Public broadcasting executives appreciate the support—to a point. But several who spoke with Adweek wish MoveOn would have stayed quiet. They’re concerned that the group’s support will help opponents paint public broadcasting as a tool of the left wing, rather than a thoughtful, educational and often high-brow approach to news and culture.
 
“We’re embarrassed,” one exec said.

The MoveOn petition language sounds exactly like the PBS and NPR lobbyists: "Congress must protect NPR and PBS and guarantee them permanent funding, free from political meddling." What that means is that supposedly "public" broadcasting is supposed to be hermetically sealed by liberals from any attempt to question the fairness and accuracy of what PBS and NPR put on the air. It's considering "meddling" to try and enforce the spirit of the Public Broadcasting Act of 1967, which called for "fairness and objectivity in all programming of a controversial nature."  It's considered "meddling" for members of Congress to question whether public-broadcasting subsidies are being well-spent -- hence the call for "permanent" funding, as in some form of endowment that cannot be touched by politicians.

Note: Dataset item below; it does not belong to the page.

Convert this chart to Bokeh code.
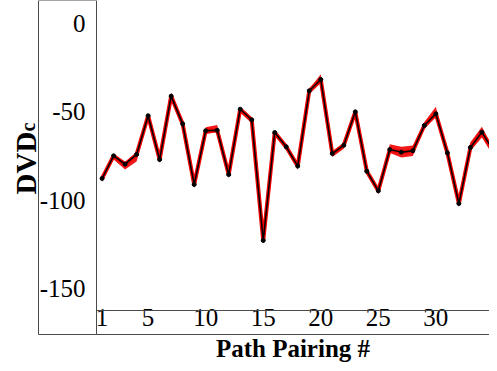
import math
from bokeh.plotting import figure
from bokeh.models import BoxAnnotation, Label, FixedTicker, Range1d, ColumnDataSource
from bokeh.embed import file_html
from bokeh.resources import INLINE

pairing = list(range(1, 36))
dvd = [-87.7, -74.9, -79.6, -74.1, -52.2, -77.0, -41.1, -56.8, -91.1, -60.7,
       -60.4, -85.5, -48.5, -54.5, -122.8, -61.7, -69.8, -80.7, -38.1, -31.7,
       -73.6, -68.9, -50.0, -83.6, -94.7, -71.3, -72.8, -72.0, -57.7, -51.1,
       -73.2, -101.9, -70.2, -61.5, -72.0]
band_lo = [2, 2, 3, 4, 2, 2, 2, 2, 2, 2, 1, 2, 2, 2, 2, 2, 2, 2, 2, 2,
           2, 2, 2, 2, 2, 2, 3, 3, 2, 2, 2, 2, 2, 3, 3]
band_hi = [1, 1, 1, 1, 1, 1, 2, 1, 1, 2, 3, 1, 1, 1, 1, 1, 1, 1, 1, 3,
           1, 1, 1, 1, 1, 3, 3, 3, 2, 4, 1, 1, 3, 3, 1]
x_ticks = [1, 5, 10, 15, 20, 25, 30]
y_ticks = [0, -50, -100, -150]
y_tick_labels = ["0", "-50", "-100", "-150"]

src = ColumnDataSource(dict(
    x=pairing, y=dvd,
    lo=[v - d for v, d in zip(dvd, band_lo)],
    hi=[v + d for v, d in zip(dvd, band_hi)],
))

FONT = "Liberation Serif"
BOX = "#4a4a4a"
W, H = 489, 363

# pixel <-> data helpers (canvas px, origin top-left)
XS = 393 / (34.66 - 0.515)
X0 = 0.515 - 96 / XS
YS = 1.767
YT = 23 / YS


def X(px):
    return X0 + px / XS


def Y(py):
    return YT - py / YS


p = figure(width=W, height=H, output_backend="svg", toolbar_location=None,
           x_range=Range1d(X(0), X(W)), y_range=Range1d(Y(H), Y(0)),
           min_border=0)
p.outline_line_color = None
p.xgrid.visible = False
p.ygrid.visible = False

p.varea(x="x", y1="lo", y2="hi", source=src, fill_color="#f00000", fill_alpha=0.9)
p.line(x="x", y="y", source=src, line_color="#f00000", line_width=4)
p.line(x="x", y="y", source=src, line_color="black", line_width=1.5)
p.scatter(x="x", y="y", source=src, size=4, color="black")

for ax in (p.xaxis[0], p.yaxis[0]):
    ax.major_tick_line_color = None
    ax.minor_tick_line_color = None
    ax.axis_line_color = None
    ax.major_label_text_font = FONT
    ax.major_label_text_font_size = "25px"
    ax.major_label_text_color = "black"

xa = p.xaxis[0]
xa.fixed_location = Y(310)
xa.bounds = (X(96), X(W))
xa.ticker = FixedTicker(ticks=x_ticks)
xa.major_label_standoff = -8
xa.axis_label = "Path Pairing #"
xa.axis_label_text_font = FONT
xa.axis_label_text_font_style = "bold"
xa.axis_label_text_font_size = "25px"
xa.axis_label_text_color = "black"
xa.axis_label_standoff = 6

ya = p.yaxis[0]
ya.fixed_location = X(96)
ya.ticker = FixedTicker(ticks=y_ticks)
ya.major_label_overrides = dict(zip(y_ticks, y_tick_labels))
ya.major_label_standoff = 5

# boxes around tick-label areas
p.add_layout(BoxAnnotation(left=X(38), right=X(96), top=Y(0), bottom=Y(334),
                           fill_color=None, line_color=BOX, line_alpha=1.0,
                           line_width=1))
p.add_layout(BoxAnnotation(left=X(96), right=X(W + 5), top=Y(310), bottom=Y(334),
                           fill_color=None, line_color=BOX, line_alpha=1.0,
                           line_width=1))

p.add_layout(Label(x=X(25), y=Y(162.5), text="DVD",
                   angle=math.pi / 2, text_align="center", text_baseline="alphabetic",
                   text_font=FONT, text_font_style="bold", text_font_size="29px",
                   text_color="black"))
p.add_layout(Label(x=X(27), y=Y(126.5), text="c",
                   angle=math.pi / 2, text_align="center", text_baseline="alphabetic",
                   text_font=FONT, text_font_style="bold", text_font_size="20px",
                   text_color="black"))

open("out.html", "w").write(file_html(p, INLINE))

Bachman balanced her article with the impression all this PBS-MoveOn canoodling has created:

As if on cue, Brent Bozell, the founder and president of the Media Research Center, a conservative press watchdog, seemed to confirm public broadcasters’ worst fears. Bozell entered the debate by tweeting: “Earth to media reporters: If PBS and NPR subsidies are being promoted by MoveOn.org, doesn’t that hint at WHOSE media these are?”

Paula Kerger, president and CEO of PBS, disagrees with that sentiment.
 
"When you look at the breadth of people talking about us right now, they aren't all left- or right-wing crazy people,” Kerger told Adweek. “MoveOn is out there, but so are others. It's a stretch to point to them and say, 'See, they're all one.’ It's a polarizing time, and there are some people who look for these opportunities."

It's rich for Kerger to talk about "polarizing" people at PBS, considering it's PBS that makes Frontline documentaries like its 2006 Dick Cheney documentary "The Dark Side."  Their Twitter tag is precious: "PBS is committed to making a positive impact on the lives of people young and old. Join us here for conversation and sharing." Or join us here for left-wing lecturing and conservative-bashing.

In a new PBS video they promoted on their Twitter account, Kerger trots out the old talking points, with no regard for their veracity: PBS is “America’s largest classroom, the nation’s largest stage for the arts, and a trusted window to the world, all at the cost of about one dollar per person per year.”

She laments how PBS won't be able to help "underserved rural populations" and children who can't attend preschool. The presumption at the heart of all this talk is that somehow, without federal programming money, the entire PBS and NPR networks and bureaucracies would wither and blow away. Kerger doesn't feel the need to explain whether perhaps in today's digital age, you can still argue that "rural populations" are tragically "underserved" with TV or educational services.

Many Americans do not find PBS to be a "trusted window." It's a broken window, with PBS shoving broken glass at conservatives.